> **Problem to work on**
Repeat everything from the first line of the listing below through the line that contains "const total = values.reduce((a, b)", exactly. Leave out pictures.
--------------------------------
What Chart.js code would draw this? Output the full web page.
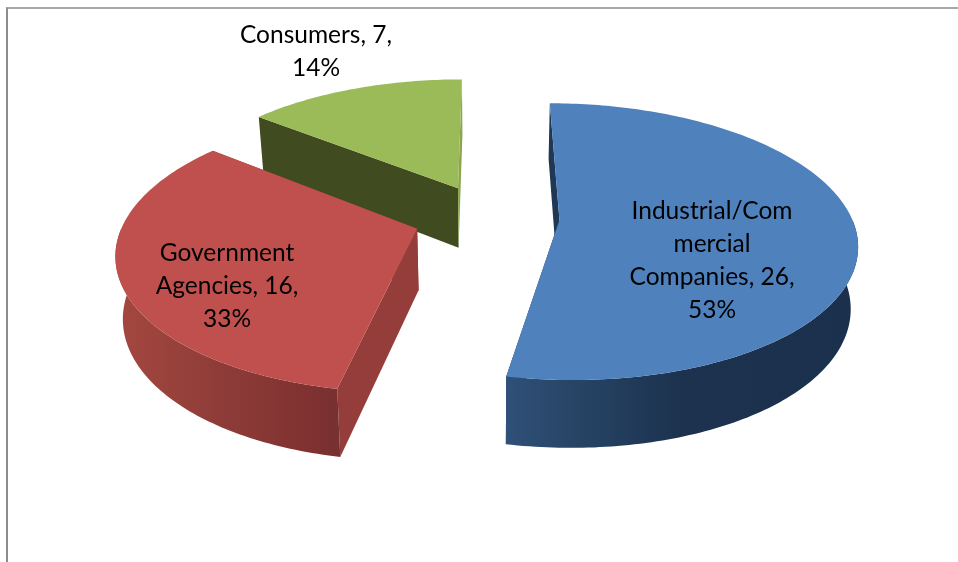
<!DOCTYPE html>
<html>
<head>
<meta charset="utf-8">
<title>Customers by type</title>
<script src="https://cdn.jsdelivr.net/npm/chart.js@4/dist/chart.umd.min.js"></script>
<style>
    html, body { margin: 0; padding: 0; background: #fff; }
    #frame {
        position: absolute; left: 6px; top: 7px; width: 952px; height: 555px;
        border-top: 2px solid #a8a8a8; border-left: 2px solid #8c8c8c;
    }
    #pie { position: absolute; left: 0; top: 0; }
</style>
</head>
<body>
<div id="frame"></div>
<canvas id="pie" width="958" height="562"></canvas>
<script>
const categories = ['Industrial/Commercial Companies', 'Government Agencies', 'Consumers'];
const values = [26, 16, 7];
const nameLines = [['Industrial/Com', 'mercial', 'Companies'], ['Government', 'Agencies'], ['Consumers']];
const labelCentres = [[712, 211], [227, 253], [316, 35]];

const topColours = ['#4f81bd', '#c0504d', '#9bbb59'];
const startFaceColours = ['#1f3855', '#953d3a', '#404b20'];
const endFaceColours = ['#1f3855', '#953d3a', '#8aa64f'];
const wallStops = [
    [[0, '#2f5079'], [0.15, '#294769'], [0.5, '#1c324f'], [1, '#1b304c']],
    [[0, '#a4483f'], [0.5, '#8d3b38'], [0.85, '#803230'], [1, '#773030']],
    [[0, '#404b20'], [1, '#404b20']]
];

// tilted view of the pie plane, in units of the arc radius
const view = { xScale: 1.465, yScale: 0.675, perspective: 0.156, lift: -0.023, wall: 61, wallFade: 0.1, baseShrink: 0.98 };

const total = values.reduce((a, b) => a + b, 0);

function project(arc, u, v, z) {
    const depth = v + view.lift;
    const s = 1 / (1 - view.perspective * depth);
    const r = arc.outerRadius;
    return {
        x: arc.x + r * view.xScale * u * s * (z ? view.baseShrink : 1),
        y: arc.y + r * view.yScale * depth * s + (z ? view.wall / (1 - view.wallFade * depth) : 0)
    };
}

function fillPath(ctx, points, fill) {
    ctx.beginPath();
    points.forEach((p, i) => (i ? ctx.lineTo(p.x, p.y) : ctx.moveTo(p.x, p.y)));
    ctx.closePath();
    ctx.fillStyle = fill;
    ctx.fill();
}

const pie3d = {
    id: 'pie3d',
    beforeDatasetDraw(chart) {
        const ctx = chart.ctx;
        const arcs = chart.getDatasetMeta(0).data;
        // back slice first, the largest front slice last
        [2, 1, 0].forEach(i => {
            const arc = arcs[i].getProps(['x', 'y', 'startAngle', 'endAngle', 'outerRadius']);
            arc.offset = arcs[i].options.offset;
            const mid = (arc.startAngle + arc.endAngle) / 2;
            const u0 = Math.cos(mid) * arc.offset / arc.outerRadius;
            const v0 = Math.sin(mid) * arc.offset / arc.outerRadius;

            const rim = [];
            const steps = Math.ceil((arc.endAngle - arc.startAngle) * 180 / Math.PI);
            for (let k = 0; k <= steps; k++) {
                rim.push(arc.startAngle + (arc.endAngle - arc.startAngle) * k / steps);
            }
            const at = (a, z) => project(arc, u0 + Math.cos(a), v0 + Math.sin(a), z);
            const apexTop = project(arc, u0, v0, 0);
            const apexBase = project(arc, u0, v0, 1);

            // cut faces
            fillPath(ctx, [at(arc.startAngle, 0), apexTop, apexBase, at(arc.startAngle, 1)], startFaceColours[i]);
            fillPath(ctx, [at(arc.endAngle, 0), apexTop, apexBase, at(arc.endAngle, 1)], endFaceColours[i]);

            // outer wall, only the part turned towards the viewer
            const front = rim.filter(a => Math.sin(a) > 0);
            if (front.length > 1) {
                const outline = front.map(a => at(a, 0)).concat(front.slice().reverse().map(a => at(a, 1)));
                const xs = outline.map(p => p.x);
                const grad = ctx.createLinearGradient(Math.min(...xs), 0, Math.max(...xs), 0);
                wallStops[i].forEach(s => grad.addColorStop(s[0], s[1]));
                fillPath(ctx, outline, grad);
            }

            // top face
            fillPath(ctx, [apexTop].concat(rim.map(a => at(a, 0))), topColours[i]);
        });
        return false;
    },
    afterDatasetsDraw(chart) {
        const ctx = chart.ctx;
        ctx.save();
        ctx.font = '24.5px Lato, "Open Sans", sans-serif';
        ctx.fillStyle = '#000';
        ctx.textAlign = 'center';
        ctx.textBaseline = 'middle';
        values.forEach((value, i) => {
            const lines = nameLines[i].slice();
            lines[lines.length - 1] += ', ' + value + ',';
            lines.push(Math.round(value / total * 100) + '%');
            lines.forEach((text, n) => {
                ctx.fillText(text, labelCentres[i][0], labelCentres[i][1] + n * 33);
            });
        });
        ctx.restore();
    }
};

new Chart(document.getElementById('pie').getContext('2d'), {
    type: 'pie',
    data: {
        labels: categories,
        datasets: [{
            data: values,
            backgroundColor: topColours,
            borderWidth: 0,
            offset: [49, 51, 49]
        }]
    },
    options: {
        responsive: false,
        animation: false,
        radius: 200,
        layout: { padding: { left: 18, bottom: 122 } },
        plugins: { legend: { display: false }, tooltip: { enabled: false } }
    },
    plugins: [pie3d]
});
</script>
</body>
</html>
--------------------------------
> **The solution**
What Chart.js code would draw this? Output the full web page.
<!DOCTYPE html>
<html>
<head>
<meta charset="utf-8">
<title>Customers by type</title>
<script src="https://cdn.jsdelivr.net/npm/chart.js@4/dist/chart.umd.min.js"></script>
<style>
    html, body { margin: 0; padding: 0; background: #fff; }
    #frame {
        position: absolute; left: 6px; top: 7px; width: 952px; height: 555px;
        border-top: 2px solid #a8a8a8; border-left: 2px solid #8c8c8c;
    }
    #pie { position: absolute; left: 0; top: 0; }
</style>
</head>
<body>
<div id="frame"></div>
<canvas id="pie" width="958" height="562"></canvas>
<script>
const categories = ['Industrial/Commercial Companies', 'Government Agencies', 'Consumers'];
const values = [26, 16, 7];
const nameLines = [['Industrial/Com', 'mercial', 'Companies'], ['Government', 'Agencies'], ['Consumers']];
const labelCentres = [[712, 211], [227, 253], [316, 35]];

const topColours = ['#4f81bd', '#c0504d', '#9bbb59'];
const startFaceColours = ['#1f3855', '#953d3a', '#404b20'];
const endFaceColours = ['#1f3855', '#953d3a', '#8aa64f'];
const wallStops = [
    [[0, '#2f5079'], [0.15, '#294769'], [0.5, '#1c324f'], [1, '#1b304c']],
    [[0, '#a4483f'], [0.5, '#8d3b38'], [0.85, '#803230'], [1, '#773030']],
    [[0, '#404b20'], [1, '#404b20']]
];

// tilted view of the pie plane, in units of the arc radius
const view = { xScale: 1.465, yScale: 0.675, perspective: 0.156, lift: -0.023, wall: 61, wallFade: 0.1, baseShrink: 0.98 };

const total = values.reduce((a, b) => a + b, 0);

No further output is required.